A company statement this morning, issued to the media some 72 hours after the rumour was printed by the Daily Telegraph, says: “The article that appeared in the Telegraph this weekend regarding Purplebricks’ plans to sell our lettings business is not true. Lettings is a crucial part of our growth ambitions at Purplebricks and we will continue to invest in this part of our business as we move into 2022 and beyond”.
The agency - which in recent years has retreated from a string of international sales markets - was said by the Telegraph to be discussing off-loading its rentals side in the UK. According to The Telegraph, Purplebricks chief executive Vic Darvey and other executives had discussed a possible sale of the lettings division; the newspaper said auditors had been approached to value the division ahead of a possible sale.
Purplebricks has admitted that it has failed to properly serve legally required documents to tenants explaining their deposits have been put into a national protection scheme, and has told shareholders that this could cost the firm as much as £9m.
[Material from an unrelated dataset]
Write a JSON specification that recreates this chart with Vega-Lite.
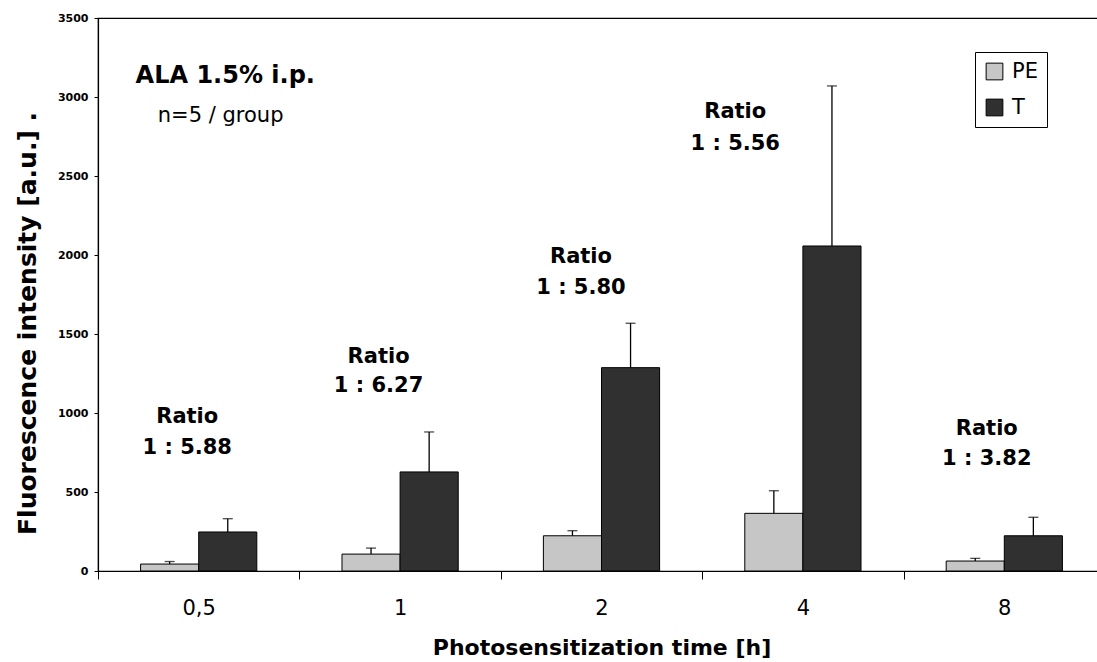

The Telegraph puts the potential liability at more than three times that amount.
A month ago Purplebricks revealed that its head of lettings had quit with immediate effect with the terse statement: “Helen Ogden, head of lettings, has decided to move on from Purplebricks. We will be announcing a new head of our lettings business in due course.”
In fact, no announcement of a new head of lettings has been made.
Shortly before the end of last year the Telegraph broke the lettings scandal regarding Purplebricks and tenant deposits, saying: “It is understood that since the online estate agent was founded in 2012, it has failed to properly serve legally required documents to tenants explaining their deposits have been put into a national protection scheme.
“These documents, known as prescribed information, must be given to tenants within 30 days of the deposit being paid. Failure to do this means the tenant can claim back up to three times the value of the money.
“Tenants have a six-year limitation period in which to make a claim against either the agent or their landlord. A source with knowledge of the business said Purplebricks' historic liabilities could be as high as £30m, assuming everyone eligible to make a claim did so.”
At that time Purplebricks refused to say how many deposits were affected nor how long the law was breached by the deposits not being lodged in a scheme.
This gave rise to speculation that landlords may have found themselves open to the risk of prosecution.
A statement from the agency last month said: “Due to the introduction of a new lettings IT system, a small number of tenant deposits were not paid into an authorised deposit scheme. As soon as we identified this issue, we took action and have now registered these deposits. We are currently communicating to the affected landlords and tenants.”
A spokeswoman added: “We won’t be answering any other questions.”